Mars is coming to a halt for a bit. The planet is still orbiting the Sun, but its position against the background of stars will remain the same. That’s because our viewing angle is changing.
In astronomical parlance, Mars will be stationary. That’ll happen tomorrow. The planet will resume its normal motion across the sky right after that. But it’ll be slow at first, so it’ll take a day or two to notice any difference — and even then, you’ll have to be looking closely to see it.
As with all the other planets, Mars’s position in the night sky depends on both its motion and ours. Most of the time, Mars moves eastward against the starry background. Every couple of years, though, Earth begins to catch up to it in our smaller, faster orbit around the Sun. As we pass by Mars, it stops and reverses direction for a while. Then it stops again — which happens tomorrow — before resuming its normal course.

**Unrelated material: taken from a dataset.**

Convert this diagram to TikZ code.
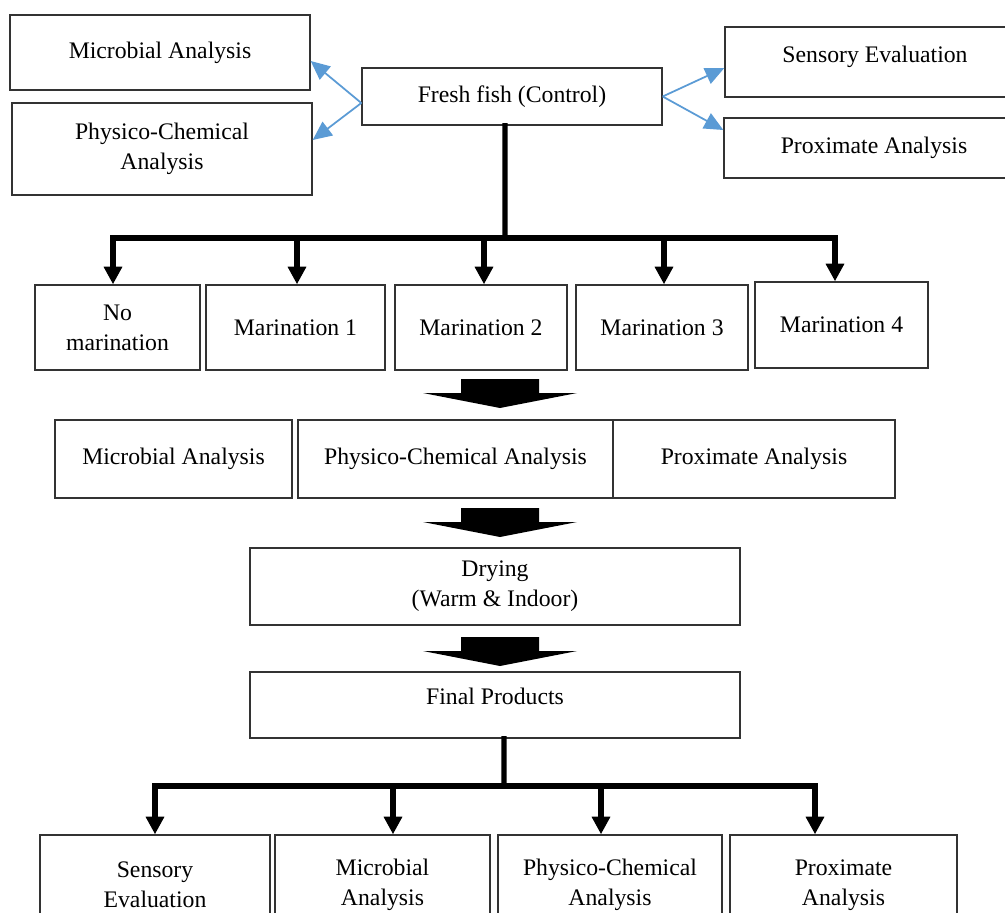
\documentclass[tikz,border=0pt]{standalone}
\usepackage{fontspec}
\setmainfont{Liberation Serif}
\usetikzlibrary{arrows.meta,positioning}
\definecolor{arrowblue}{RGB}{91,155,213}

\begin{document}
\begin{tikzpicture}[
    x=0.02cm, y=-0.02cm,
    box/.style={rectangle, draw=black!80, line width=0.8pt, align=center, inner sep=2pt, font=\fontsize{13.5}{17}\selectfont},
    bluearrow/.style={-{Triangle[length=0.38cm,width=0.34cm]}, draw=arrowblue, line width=1pt},
    tree/.style={line width=2.9pt, line cap=rect},
    treearrow/.style={-{Triangle[length=10pt,width=10pt]}, line width=2.9pt}
]
\useasboundingbox (0,0) rectangle (1005,913);
\clip (0,0) rectangle (1005,913);

% top row
\node[box, minimum width=6cm, minimum height=1.5cm] (micro1) at (160,52.5) {Microbial Analysis};
\node[box, minimum width=6cm, minimum height=1.84cm] (phys1) at (162,149) {Physico-Chemical\\Analysis};
\node[box, minimum width=6cm, minimum height=1.14cm] (fresh) at (512,96.5) {Fresh fish (Control)};
\node[box, minimum width=6cm, minimum height=1.4cm, text depth=0.3cm] (sens1) at (875,62) {Sensory Evaluation};
\node[box, minimum width=6cm, minimum height=1.2cm] (prox1) at (874,148) {Proximate Analysis};

% treatments
\node[box, minimum width=3.3cm, minimum height=1.7cm] (nomar) at (117.5,327.5) {No\\marination};
\node[box, minimum width=3.58cm, minimum height=1.7cm] (mar1) at (295.5,327.5) {Marination 1};
\node[box, minimum width=3.44cm, minimum height=1.7cm] (mar2) at (481,327.5) {Marination 2};
\node[box, minimum width=3.44cm, minimum height=1.7cm] (mar3) at (662,327.5) {Marination 3};
\node[box, minimum width=3.46cm, minimum height=1.72cm] (mar4) at (841.5,325) {Marination 4};

% analyses after marination
\node[box, minimum width=4.74cm, minimum height=1.56cm] (micro2) at (173.5,459) {Microbial Analysis};
\node[box, minimum width=6.3cm, minimum height=1.56cm] (phys2) at (455.5,459) {Physico-Chemical Analysis};
\node[box, minimum width=5.64cm, minimum height=1.56cm] (prox2) at (754,459) {Proximate Analysis};

\node[box, minimum width=9.8cm, minimum height=1.54cm] (dry) at (495,586.5) {Drying\\(Warm \& Indoor)};
\node[box, minimum width=9.8cm, minimum height=1.32cm, text depth=0.36cm] (final) at (495,705) {Final Products};

% bottom row
\node[box, minimum width=4.6cm, minimum height=2cm] (sens3) at (155,885) {Sensory\\Evaluation};
\node[box, minimum width=4.3cm, minimum height=2cm] (micro3) at (382.5,885) {Microbial\\Analysis};
\node[box, minimum width=4.48cm, minimum height=2cm] (phys3) at (610,885) {Physico-Chemical\\Analysis};
\node[box, minimum width=4.54cm, minimum height=2cm] (prox3) at (843.5,885) {Proximate\\Analysis};

% blue side arrows
\draw[bluearrow] ([yshift=-0.13cm]fresh.west) -- ([yshift=-0.17cm]micro1.east);
\draw[bluearrow] ([yshift=-0.13cm]fresh.west) -- ([yshift=0.18cm]phys1.east);
\draw[bluearrow] (fresh.east) -- ([yshift=-0.12cm]sens1.west);
\draw[bluearrow] (fresh.east) -- ([yshift=0.36cm]prox1.west);

% split to treatments
\coordinate (split1) at (505,238);
\draw[tree] ([xshift=-0.14cm]fresh.south) -- (split1);
\draw[tree] ([xshift=-0.09cm]nomar.north |- split1) -- ([xshift=-0.13cm]mar4.north |- split1);
\foreach \m/\dx in {nomar/-0.09, mar1/0.03, mar2/0.06, mar3/0.04, mar4/-0.13}
  \draw[treearrow] ([xshift=\dx cm]\m.north |- split1) -- ([xshift=\dx cm]\m.north);

% block arrows
\coordinate (fat1) at (461,379);
\coordinate (fat2) at (461,508);
\coordinate (fat3) at (461,637);
\foreach \f in {fat1,fat2,fat3}
  \fill (\f) -- ++(78,0) -- ++(0,14) -- ++(38,0) -- ++(-77,15) -- ++(-77,-15) -- ++(38,0) -- cycle;

% split to final analyses
\coordinate (split2) at (504,786);
\draw[tree] ([xshift=0.18cm]final.south) -- (split2);
\draw[tree] (sens3.north |- split2) -- ([xshift=-0.57cm]prox3.north |- split2);
\foreach \m/\dx in {sens3/0, micro3/0.21, phys3/-0.18, prox3/-0.57}
  \draw[treearrow] ([xshift=\dx cm]\m.north |- split2) -- ([xshift=\dx cm]\m.north);

\end{tikzpicture}
\end{document}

A planet puts on its best showing during the “reverse” part of its trek because that’s when it’s closest to Earth. Mars was at that point last month. And it’s still quite close now, so it’s quite a sight. It’s in the east-southeast as night falls, and looks like a brilliant orange star.
Incidentally, astrology assigns special meanings to a planet’s reverse track. Scientifically, though, there’s nothing to it. The brief “about face” is all part of a planet’s normal progression around the Sun — and across our night sky.